Par contre, il y a en ce premier dimanche de l’Avent, à recevoir cette parole de Jésus : «  Veillez » avec cette espérance , cette confiance que le maître vient , revient, nous rejoint, marque nos existences de sa présence et de son appel.

Veillez pour être vigilants, prêts à accueillir le nouveau et l’inattendu, qu’il veut nous faire découvrir. Vigilants, prêts pour saisir l’inédit, l’insoupçonné, l’insoupçonnable qui ouvre des portes, élargit l’horizon, . Vigilants, prêts pour ne pas manquer toutes les opportunités qui nous sont données pour partager la joie d’être ensemble, pour tisser des relations de confiance, pour être avec nos proches comme avec les inconnus, des artisans de paix et de réconciliation.

Une vigilance, une veille, une attention pour tous les appels à la vie qu’il nous lance, tous les chemins de vie à repérer, à emprunter qu’il nous trace, toutes les portes d’espérance qu’il nous ouvre.

Dans un contexte de crise sanitaire , la vigilance aujourd’hui est sollicitée, l’attention aujourd’hui est convoquée, davantage pour repérer les dangers, les menaces. Prudence, nous dit-on, partout car la proximité de l’autre pourrait constituer un danger.

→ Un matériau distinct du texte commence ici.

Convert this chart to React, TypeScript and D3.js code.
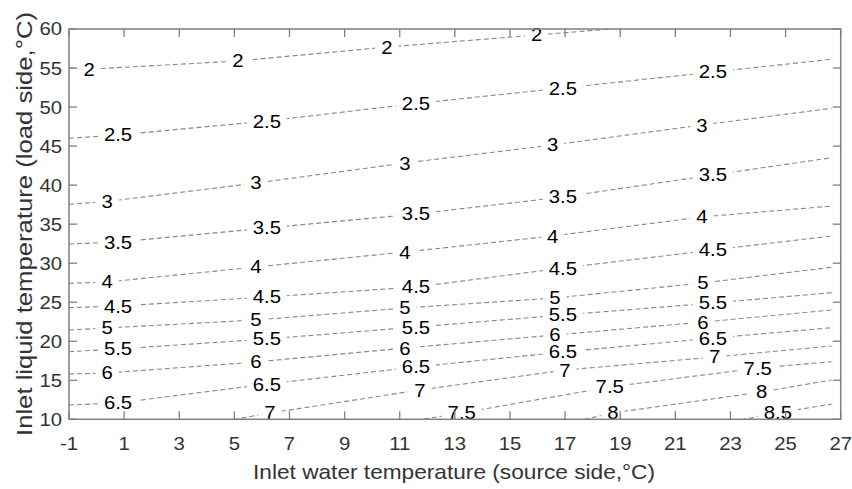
import React from "react";
import * as d3 from "d3";

const xTicks = [-1, 1, 3, 5, 7, 9, 11, 13, 15, 17, 19, 21, 23, 25, 27];
const yTicks = [10, 15, 20, 25, 30, 35, 40, 45, 50, 55, 60];

// contour polylines [x, y] (label centres are vertices)
const c2: [number, number][] = [[-1, 54.97], [-0.27, 54.85], [5.13, 55.9], [10.53, 57.69], [15.97, 59.23], [19, 60.1]];
const c25: [number, number][] = [[-1, 46.0], [0.78, 46.42], [6.18, 48.21], [11.59, 50.46], [16.92, 52.44], [22.36, 54.49], [26.67, 56.12]];
const c3: [number, number][] = [[-1, 37.54], [0.38, 37.9], [5.78, 40.27], [11.19, 42.83], [16.55, 45.14], [21.96, 47.7], [26.67, 49.84]];
const c35: [number, number][] = [[-1, 32.46], [0.78, 32.71], [6.18, 34.51], [11.59, 36.3], [16.92, 38.48], [22.36, 41.3], [26.67, 43.51]];
const c4: [number, number][] = [[-1, 27.42], [0.38, 27.59], [5.78, 29.51], [11.19, 31.43], [16.55, 33.48], [21.96, 35.92], [26.67, 37.32]];
const c45: [number, number][] = [[-1, 24.3], [0.78, 24.51], [6.18, 25.67], [11.59, 26.95], [16.92, 29.38], [22.36, 31.69], [26.67, 33.48]];
const c5: [number, number][] = [[-1, 21.44], [0.38, 21.7], [5.78, 22.72], [11.19, 24.26], [16.63, 25.54], [22.0, 27.46], [26.67, 29.48]];
const c55: [number, number][] = [[-1, 18.66], [0.78, 19.01], [6.18, 20.29], [11.59, 21.82], [16.92, 23.36], [22.36, 24.9], [26.67, 26.22]];
const c6: [number, number][] = [[-1, 15.8], [0.38, 15.93], [5.78, 17.34], [11.19, 19.13], [16.63, 20.8], [22.0, 22.46], [26.67, 24.0]];
const c65: [number, number][] = [[-1, 11.83], [0.78, 12.09], [6.18, 14.52], [11.59, 16.7], [16.92, 18.62], [22.36, 20.41], [26.67, 21.73]];
const c7: [number, number][] = [[4.4, 9.6], [6.29, 10.81], [11.73, 13.75], [16.99, 16.31], [22.43, 17.98], [26.67, 19.39]];
const c75: [number, number][] = [[11.3, 9.7], [13.25, 10.81], [18.62, 14.14], [23.99, 16.57], [26.67, 17.38]];
const c8: [number, number][] = [[17.4, 9.75], [18.73, 10.81], [24.13, 13.5], [26.67, 15.04]];
const c85: [number, number][] = [[23.1, 9.75], [24.72, 10.81], [26.67, 11.96]];

const levels = [
  { text: "2", pts: c2, labels: [1, 2, 3, 4] },
  { text: "2.5", pts: c25, labels: [1, 2, 3, 4, 5] },
  { text: "3", pts: c3, labels: [1, 2, 3, 4, 5] },
  { text: "3.5", pts: c35, labels: [1, 2, 3, 4, 5] },
  { text: "4", pts: c4, labels: [1, 2, 3, 4, 5] },
  { text: "4.5", pts: c45, labels: [1, 2, 3, 4, 5] },
  { text: "5", pts: c5, labels: [1, 2, 3, 4, 5] },
  { text: "5.5", pts: c55, labels: [1, 2, 3, 4, 5] },
  { text: "6", pts: c6, labels: [1, 2, 3, 4, 5] },
  { text: "6.5", pts: c65, labels: [1, 2, 3, 4, 5] },
  { text: "7", pts: c7, labels: [1, 2, 3, 4] },
  { text: "7.5", pts: c75, labels: [1, 2, 3] },
  { text: "8", pts: c8, labels: [1, 2] },
  { text: "8.5", pts: c85, labels: [1] },
];

const W = 852;
const H = 489;
const L = 69, R = 840.7, T = 29, B = 419.3;
const SX = 1.13;

export default function App() {
  const x = d3.scaleLinear().domain([-1, 27]).range([L, R]);
  const y = d3.scaleLinear().domain([10, 60]).range([B, T]);
  const line = d3.line<[number, number]>().x((d) => x(d[0])).y((d) => y(d[1]));
  const font = "'Liberation Sans', Arial, sans-serif";
  const labW = (t: string) => (t.length === 1 ? 10 : 25) * SX;
  const axisColor = "#7f7f7f";
  const tickLen = 8;
  return (
    <svg width={W} height={H} style={{ position: "absolute", left: 0, top: 0, background: "#fff" }} fontFamily={font}>
      <defs>
        <clipPath id="plotclip">
          <rect x={L} y={T} width={R - L} height={B - T} />
        </clipPath>
        {levels.map((lv, i) => (
          <mask id={`m${i}`} key={i} maskUnits="userSpaceOnUse" x={0} y={0} width={W} height={H}>
            <rect x={0} y={0} width={W} height={H} fill="#fff" />
            {lv.labels.map((k) => {
              const p = lv.pts[k];
              const w = labW(lv.text) + 12;
              return <rect key={k} x={x(p[0]) - w / 2} y={y(p[1]) - 9} width={w} height={18} fill="#000" />;
            })}
          </mask>
        ))}
      </defs>
      <g clipPath="url(#plotclip)">
        {levels.map((lv, i) => (
          <path key={i} d={line(lv.pts) || ""} fill="none" stroke="#888" strokeWidth={1.1} strokeDasharray="5,3" mask={`url(#m${i})`} />
        ))}
      </g>
      {levels.map((lv, i) =>
        lv.labels.map((k) => {
          const p = lv.pts[k];
          return (
            <text key={`${i}-${k}`} transform={`translate(${x(p[0])},${y(p[1])}) scale(${SX},1)`} dy="0.36em" textAnchor="middle" fontSize={18} fill="#000">
              {lv.text}
            </text>
          );
        })
      )}
      {/* box */}
      <rect x={L} y={T} width={R - L} height={B - T} fill="none" stroke={axisColor} strokeWidth={1.5} />
      {xTicks.map((t) => (
        <g key={`xt${t}`}>
          <line x1={x(t)} x2={x(t)} y1={B} y2={B - tickLen} stroke={axisColor} strokeWidth={1.3} />
          <line x1={x(t)} x2={x(t)} y1={T} y2={T + tickLen} stroke={axisColor} strokeWidth={1.3} />
          <text transform={`translate(${x(t)},450) scale(${SX},1)`} textAnchor="middle" fontSize={18} fill="#333">{t}</text>
        </g>
      ))}
      {yTicks.map((t) => (
        <g key={`yt${t}`}>
          <line x1={L} x2={L + tickLen} y1={y(t)} y2={y(t)} stroke={axisColor} strokeWidth={1.3} />
          <line x1={R} x2={R - tickLen} y1={y(t)} y2={y(t)} stroke={axisColor} strokeWidth={1.3} />
          <text transform={`translate(62,${y(t)}) scale(${SX},1)`} dy="0.36em" textAnchor="end" fontSize={18} fill="#333">{t}</text>
        </g>
      ))}
      <text x={454} y={479} textAnchor="middle" fontSize={21} fill="#333" textLength={402} lengthAdjust="spacingAndGlyphs">
        Inlet water temperature (source side,°C)
      </text>
      <text transform={`translate(32,224) rotate(-90)`} textAnchor="middle" fontSize={22} fill="#333" textLength={424} lengthAdjust="spacingAndGlyphs">
        Inlet liquid temperature (load side,°C)
      </text>
    </svg>
  );
}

L’exhortation de Jésus à veiller est plutôt une mobilisation de notre vigilance et de notre attention pour construire la vie, pour ne pas manquer les occasions d’être témoins de son Royaume.

« Veillez » certains manuscrits rajoutent « et priez ». Car dans les évangiles , il y a souvent association des 2 verbes : « Veillez et priez. »

Veillez pour nous tenir prêts à parler, à agir, à accueillir, à témoigner, au moment opportun.

Priez pour nous tenir devant Dieu et lui demander force, courage, attention.

Le présent que nous bâtirons alors avec l’aide de Dieu est , sera porteur d’un avenir d’espérance. L’Avent qui commence nous oriente vers ce qui advient , vers cette lumière de Dieu qui advient à Noël en Jésus-Christ . Veillons.